Sunday, July 31, 2005

Grumbling in the ranks

The European journalists are not happy. This has little to do with their colleagues being persecuted in various countries, though there is a little stirring about Romania going on.

The European Federation of Journalists is protesting at the closure of a couple of Portuguese newspapers owned by a Spanish syndicate, apparently for purely commercial reasons.

Aidan White, General Secretary of the EFJ opined that
“It is vitally important to convince the management that these journals have a future and that they should invest in them. What is at stake is not just a matter of profit and loss; there are questions of culture, democracy and pluralism that must also be addressed.”
Well, I don’t know. Profit and loss do come into the newspaper business somewhere and, short of government subsidies there seems no solution to that. Government subsidy, on the other hand, as even the European Federation of Journalists must know, involves government control. Do they really want that?

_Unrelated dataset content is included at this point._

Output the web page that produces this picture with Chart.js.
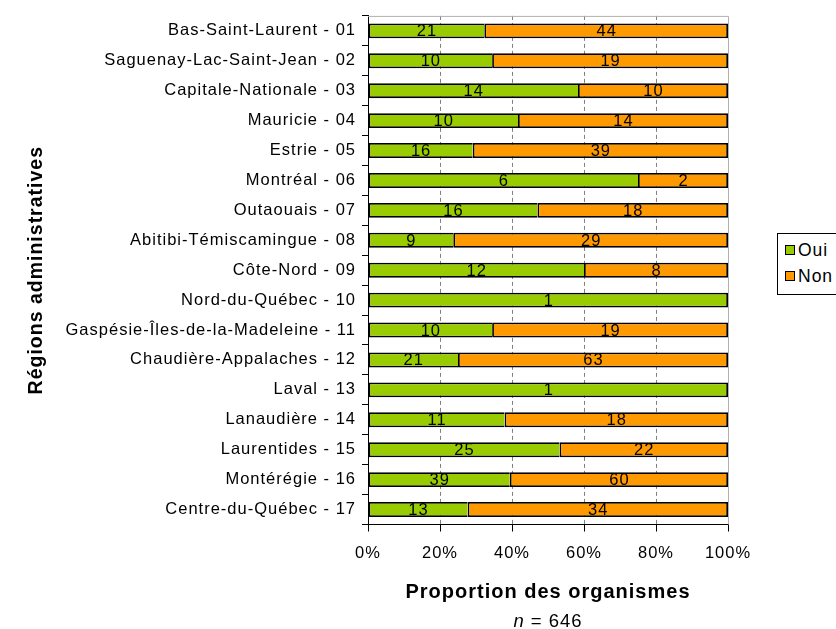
<!DOCTYPE html>
<html>
<head>
<meta charset="utf-8">
<script src="https://cdn.jsdelivr.net/npm/chart.js@4/dist/chart.umd.min.js"></script>
<style>
  html, body { margin: 0; padding: 0; background: #fff; }
  #wrap { position: relative; width: 836px; height: 629px; font-family: "Liberation Sans", Arial, sans-serif; }
  #legend { position: absolute; left: 777px; top: 233px; width: 80px; height: 62px; border: 1px solid #000; box-sizing: border-box; background: #fff; }
  .item { position: absolute; left: 7px; font-size: 17.5px; line-height: 20px; letter-spacing: 1px; color: #000; white-space: nowrap; }
  .sw { display: inline-block; width: 8px; height: 8px; border: 1px solid #000; margin-right: 3px; vertical-align: 1px; }
  #nline { position: absolute; left: 448px; width: 200px; top: 610px; text-align: center; font-size: 18.5px; letter-spacing: 1px; color: #000; }
</style>
</head>
<body>
<div id="wrap">
  <canvas id="c" width="836" height="629"></canvas>
  <div id="legend">
    <div class="item" style="top:6px"><span class="sw" style="background:#99CC00"></span>Oui</div>
    <div class="item" style="top:32px"><span class="sw" style="background:#FF9900"></span>Non</div>
  </div>
  <div id="nline"><i>n</i> = 646</div>
</div>
<script>
const categories = ["Bas-Saint-Laurent - 01", "Saguenay-Lac-Saint-Jean - 02", "Capitale-Nationale - 03", "Mauricie - 04", "Estrie - 05", "Montréal - 06", "Outaouais - 07", "Abitibi-Témiscamingue - 08", "Côte-Nord - 09", "Nord-du-Québec - 10", "Gaspésie-Îles-de-la-Madeleine - 11", "Chaudière-Appalaches - 12", "Laval - 13", "Lanaudière - 14", "Laurentides - 15", "Montérégie - 16", "Centre-du-Québec - 17"];
const ouiCounts = [21, 10, 14, 10, 16, 6, 16, 9, 12, 1, 10, 21, 1, 11, 25, 39, 13];
const nonCounts = [44, 19, 10, 14, 39, 2, 18, 29, 8, 0, 19, 63, 0, 18, 22, 60, 34];
const xTickValues = [0, 20, 40, 60, 80, 100];

const totals = ouiCounts.map((v, i) => v + nonCounts[i]);
const ouiPct = ouiCounts.map((v, i) => v / totals[i] * 100);
const nonPct = nonCounts.map((v, i) => v / totals[i] * 100);

const FONT = '"Liberation Sans", Arial, sans-serif';

const spacingPlugin = {
  id: 'spacing',
  beforeDraw(chart) { chart.ctx.letterSpacing = '1px'; }
};

const labelPlugin = {
  id: 'segLabels',
  afterDatasetsDraw(chart) {
    const ctx = chart.ctx;
    ctx.save();
    ctx.font = '16.5px ' + FONT;
    ctx.letterSpacing = '1px';
    ctx.fillStyle = '#000';
    ctx.textAlign = 'center';
    ctx.textBaseline = 'middle';
    chart.data.datasets.forEach((ds, di) => {
      const meta = chart.getDatasetMeta(di);
      meta.data.forEach((el, i) => {
        const c = ds.counts[i];
        if (!c) return;
        const p = el.getCenterPoint();
        ctx.fillText(String(c), p.x + 0.5, p.y + 1);
      });
    });
    ctx.restore();
  }
};

const framePlugin = {
  id: 'frame',
  beforeDatasetsDraw(chart) {
    const {ctx, chartArea: a} = chart;
    ctx.save();
    ctx.strokeStyle = '#b0b0b0';
    ctx.lineWidth = 1;
    ctx.beginPath();
    ctx.moveTo(a.left, a.top + 0.5);
    ctx.lineTo(a.right + 0.5, a.top + 0.5);
    ctx.lineTo(a.right + 0.5, a.bottom);
    ctx.stroke();
    ctx.restore();
  }
};

new Chart(document.getElementById('c'), {
  type: 'bar',
  data: {
    labels: categories,
    datasets: [
      { label: 'Oui', data: ouiPct, counts: ouiCounts, backgroundColor: '#99CC00', borderColor: '#000', borderWidth: 1.8,
        borderSkipped: ctx => (nonCounts[ctx.dataIndex] > 0 ? 'end' : false), barPercentage: 0.5, categoryPercentage: 1 },
      { label: 'Non', data: nonPct, counts: nonCounts, backgroundColor: '#FF9900', borderColor: '#000', borderWidth: 1.8, borderSkipped: false, barPercentage: 0.5, categoryPercentage: 1 }
    ]
  },
  options: {
    indexAxis: 'y',
    responsive: false,
    animation: false,
    layout: { padding: { left: 0, right: 108, top: 12, bottom: 0 } },
    plugins: { legend: { display: false }, tooltip: { enabled: false } },
    scales: {
      x: {
        stacked: true,
        min: 0, max: 100,
        afterBuildTicks(scale) { scale.ticks = xTickValues.map(v => ({ value: v })); },
        afterFit(scale) { scale.height = 104.5; },
        ticks: { callback: v => v + '%', color: '#000', font: { family: FONT, size: 16.5 }, padding: 12, maxRotation: 0 },
        grid: {
          color: ctx => (ctx.tick && (ctx.tick.value === 0 || ctx.tick.value === 100)) ? 'rgba(0,0,0,0)' : '#808080',
          tickColor: '#000',
          tickLength: 7,
          tickBorderDash: [],
          lineWidth: 1
        },
        border: { display: true, color: '#000', width: 1, dash: [4, 3] },
        title: { display: true, text: 'Proportion des organismes', color: '#000', font: { family: FONT, size: 20, weight: 'bold' }, padding: { top: 0, bottom: 25 } }
      },
      y: {
        stacked: true,
        afterFit(scale) { scale.width = 368; },
        ticks: { color: '#000', font: { family: FONT, size: 16.5 }, padding: 6 },
        grid: { drawOnChartArea: false, tickColor: '#000', tickLength: 6, offset: true },
        border: { display: true, color: '#000', width: 1 },
        title: { display: true, text: 'Régions administratives', color: '#000', font: { family: FONT, size: 19.5, weight: 'bold' }, padding: { top: 25, bottom: 0 } }
      }
    }
  },
  plugins: [spacingPlugin, framePlugin, labelPlugin]
});
</script>
</body>
</html>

But they do have a gripe against the British presidency as well. Apparently, each presidency sets its own rules for accreditation to various events, even though, as Mr White points out:
“Journalists already have accreditation at national and European level and this should be respected throughout the European Union.”
The British rules seem particularly bizarre. In order to have accreditation to the meeting of foreign ministers in Newport in early September, journalists, who have and are covering other events, have to fill in a completely separate form, which asks, among other essential pieces of information, the names of their parents. Understandably, the journalists are balking at this.

Whether they will balk far enough not to go to Newport (after all, they are not likely, on past record, to find out what is really agreed), remains to be seen. They should count themselves lucky they do not have to answer questions in English and in Welsh.

Aidan White also said:
“If the European Union wants to connect properly with citizens it must at the very least get its approach to working journalists right and not oblige them to follow rules that are bizarre and inexplicable.”
Well yes, one of the aims the Commission keeps setting in its never ending battle for the hearts and minds of the people of Europe is to work closely with journalists. On the other hand, finding out what it is like to have to follow rules that are bizarre and inexplicable is surely good for the hacks. This will give them a much better understanding of the European project.